The internet has rallied around a terminally ill woman who has chosen not to leave any money to her severely disabled half-brother.
Reddit user u/Exotic_shock_4799, a 33-year-old woman, shared her dilemma in the popular subreddit "Am I The A*****?" garnering 10,000 upvotes.
She explained she received her diagnosis earlier this year and has been working with a lawyer and an end-of-life social worker to ensure everything is in order before she loses cognitive ability.
"I also have a complicated family situation. My parents were never married and my dad died when I was 12 of the same condition I now have. He never married so all his assets were put in a trust for me by my grandparents," she wrote.
"My mom married after they broke up and had my half-brother (26M). He is severely mentally disabled. He's a 7-year-old in a grown man's body and even with all the resources they can get, he's very difficult to care for and my mom and step-dad barely get by most of the time."
Her mom and stepdad tried to access her trust while she was under their roof but were unsuccessful.
"I help out some when things are really hard, but I feel like my mom treats me like an emergency fund rather than her daughter," she explained.
Since receiving the diagnosis, the OP has been working to reconnect with her mom, who has shown concern for her. However, OP realized her mother's hopes included her stepping in to provide for her brother.
"She was thankful for that, but then brought up how she always hoped that I would be the one to make sure my brother was taken care of when she was gone and that in a way I still would be. She would put whatever I leave behind into his care fund and would make sure he knows it's from his big sister," she wrote.
Despite this, OP shared she is not planning on leaving anything to her brother or mom. Instead, she plans on leaving her money to her best friend's children, who see her as an aunt.
"Whatever is left over after I'm gone is going to the kids for college. I know it's money that could secure better care for my half-brother and take some of the load off my mom, but I feel like I want to help someone else now," she said.
Expert Weighs In
"Family obligations can be complex, especially when past experiences with family members have been strained," Stephanie Lewis, a licensed social worker and executive director at Epiphany Wellness, told Newsweek. "In therapy, we often discuss the importance of aligning our choices with our values and boundaries.
"OP has spent time reflecting on what feels suitable for her, and it is valid for her to prioritize the people who have been her support system throughout her journey.
"While it is natural to feel some sense of duty to family, actual obligation is nuanced, especially in complicated relationships or where OP has felt more like a financial resource than a daughter.

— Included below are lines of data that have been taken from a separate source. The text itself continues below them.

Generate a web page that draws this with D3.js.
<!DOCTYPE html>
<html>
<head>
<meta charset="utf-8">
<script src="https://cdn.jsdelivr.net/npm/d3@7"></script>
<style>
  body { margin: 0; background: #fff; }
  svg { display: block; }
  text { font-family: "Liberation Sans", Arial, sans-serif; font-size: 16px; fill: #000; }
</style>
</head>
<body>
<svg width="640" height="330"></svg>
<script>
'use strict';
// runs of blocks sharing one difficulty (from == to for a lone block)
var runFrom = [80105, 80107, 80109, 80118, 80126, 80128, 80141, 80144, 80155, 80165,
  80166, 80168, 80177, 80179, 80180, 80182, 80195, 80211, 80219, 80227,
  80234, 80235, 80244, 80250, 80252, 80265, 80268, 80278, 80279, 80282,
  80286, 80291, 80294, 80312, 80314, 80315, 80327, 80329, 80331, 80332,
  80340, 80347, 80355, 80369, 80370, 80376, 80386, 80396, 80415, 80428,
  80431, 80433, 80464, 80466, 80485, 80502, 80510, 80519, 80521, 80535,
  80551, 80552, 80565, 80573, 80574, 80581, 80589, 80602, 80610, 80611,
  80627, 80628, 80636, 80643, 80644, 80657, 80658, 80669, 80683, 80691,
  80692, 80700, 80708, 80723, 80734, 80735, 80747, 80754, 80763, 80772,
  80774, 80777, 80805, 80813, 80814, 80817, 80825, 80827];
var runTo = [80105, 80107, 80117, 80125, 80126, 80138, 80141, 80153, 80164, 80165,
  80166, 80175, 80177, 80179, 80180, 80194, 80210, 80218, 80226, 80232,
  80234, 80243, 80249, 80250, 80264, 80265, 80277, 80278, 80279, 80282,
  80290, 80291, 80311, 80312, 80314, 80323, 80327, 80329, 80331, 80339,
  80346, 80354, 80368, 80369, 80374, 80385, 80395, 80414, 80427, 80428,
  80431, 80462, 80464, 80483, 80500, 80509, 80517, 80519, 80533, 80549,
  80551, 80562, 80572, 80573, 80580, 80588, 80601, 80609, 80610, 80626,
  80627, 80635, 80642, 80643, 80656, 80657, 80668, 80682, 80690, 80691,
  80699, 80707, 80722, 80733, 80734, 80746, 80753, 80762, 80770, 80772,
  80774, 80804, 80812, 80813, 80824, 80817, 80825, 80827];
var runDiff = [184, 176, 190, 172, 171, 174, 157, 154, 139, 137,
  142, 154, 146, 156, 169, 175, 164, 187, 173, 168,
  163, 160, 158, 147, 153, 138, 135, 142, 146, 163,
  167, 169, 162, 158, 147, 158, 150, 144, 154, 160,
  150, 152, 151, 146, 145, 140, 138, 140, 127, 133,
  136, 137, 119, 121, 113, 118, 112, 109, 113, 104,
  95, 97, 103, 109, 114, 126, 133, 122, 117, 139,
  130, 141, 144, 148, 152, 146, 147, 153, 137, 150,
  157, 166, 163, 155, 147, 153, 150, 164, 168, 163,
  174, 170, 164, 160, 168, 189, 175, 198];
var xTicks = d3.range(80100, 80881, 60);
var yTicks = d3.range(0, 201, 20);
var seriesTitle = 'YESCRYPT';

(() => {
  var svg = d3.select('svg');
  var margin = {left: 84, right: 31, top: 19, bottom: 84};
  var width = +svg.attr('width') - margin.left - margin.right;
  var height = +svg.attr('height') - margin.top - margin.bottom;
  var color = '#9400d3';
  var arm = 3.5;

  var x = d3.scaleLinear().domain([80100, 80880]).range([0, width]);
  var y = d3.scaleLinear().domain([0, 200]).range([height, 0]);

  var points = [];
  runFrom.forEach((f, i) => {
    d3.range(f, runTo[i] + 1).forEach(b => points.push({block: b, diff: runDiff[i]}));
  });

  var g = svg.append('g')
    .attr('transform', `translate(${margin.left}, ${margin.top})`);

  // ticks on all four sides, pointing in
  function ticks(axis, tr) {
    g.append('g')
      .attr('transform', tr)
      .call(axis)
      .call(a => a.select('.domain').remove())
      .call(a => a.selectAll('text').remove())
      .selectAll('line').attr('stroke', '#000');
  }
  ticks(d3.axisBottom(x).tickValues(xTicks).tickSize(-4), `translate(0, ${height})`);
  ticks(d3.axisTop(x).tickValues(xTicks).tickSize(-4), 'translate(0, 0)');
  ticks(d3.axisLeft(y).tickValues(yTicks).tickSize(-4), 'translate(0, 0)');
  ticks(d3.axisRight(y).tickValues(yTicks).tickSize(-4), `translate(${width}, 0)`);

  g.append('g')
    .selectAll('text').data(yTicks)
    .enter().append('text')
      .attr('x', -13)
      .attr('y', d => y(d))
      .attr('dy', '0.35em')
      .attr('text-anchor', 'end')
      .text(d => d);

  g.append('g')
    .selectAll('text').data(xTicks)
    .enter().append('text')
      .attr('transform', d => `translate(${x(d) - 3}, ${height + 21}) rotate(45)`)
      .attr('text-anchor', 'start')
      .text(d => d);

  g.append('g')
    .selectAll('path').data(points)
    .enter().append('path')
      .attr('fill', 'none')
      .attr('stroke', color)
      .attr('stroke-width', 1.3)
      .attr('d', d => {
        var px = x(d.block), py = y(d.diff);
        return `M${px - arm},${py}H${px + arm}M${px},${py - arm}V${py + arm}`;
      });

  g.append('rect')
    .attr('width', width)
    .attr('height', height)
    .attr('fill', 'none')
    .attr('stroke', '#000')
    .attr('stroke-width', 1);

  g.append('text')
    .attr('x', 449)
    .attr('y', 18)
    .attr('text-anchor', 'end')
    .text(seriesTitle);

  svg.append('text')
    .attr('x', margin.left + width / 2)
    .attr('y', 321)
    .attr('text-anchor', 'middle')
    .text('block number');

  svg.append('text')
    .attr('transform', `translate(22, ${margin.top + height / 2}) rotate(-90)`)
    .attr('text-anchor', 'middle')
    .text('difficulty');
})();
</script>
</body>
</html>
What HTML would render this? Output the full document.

Leaving her legacy to those who have supported her is not selfish—it is a personal decision that honors her values and experiences."
Reddit Reacts
The Reddit community shared their support and advice with the woman.
"NTA. You've thought carefully about your decision, and you're making arrangements that align with your values and relationships. Your half-bro's care is undeniably a huge responsibility, but it's also a responsibility that rests with your mom and stepdad. It's clear that you have a deep bond with your best friend's kids, who've been a huge source of comfort and support to you," one user said.
"I am so, profoundly sorry to hear about your situation. It is entirely for you to do what you want with your inheritance. It sounds like your best friend has really been there for you so if it feels right to leave the money to her & the children you love/have brought you so much joy then of course you should go ahead," said another user.
Newsweek reached out to u/Exotic_Shock_4799 via Reddit for comment. We could not verify the details of the case.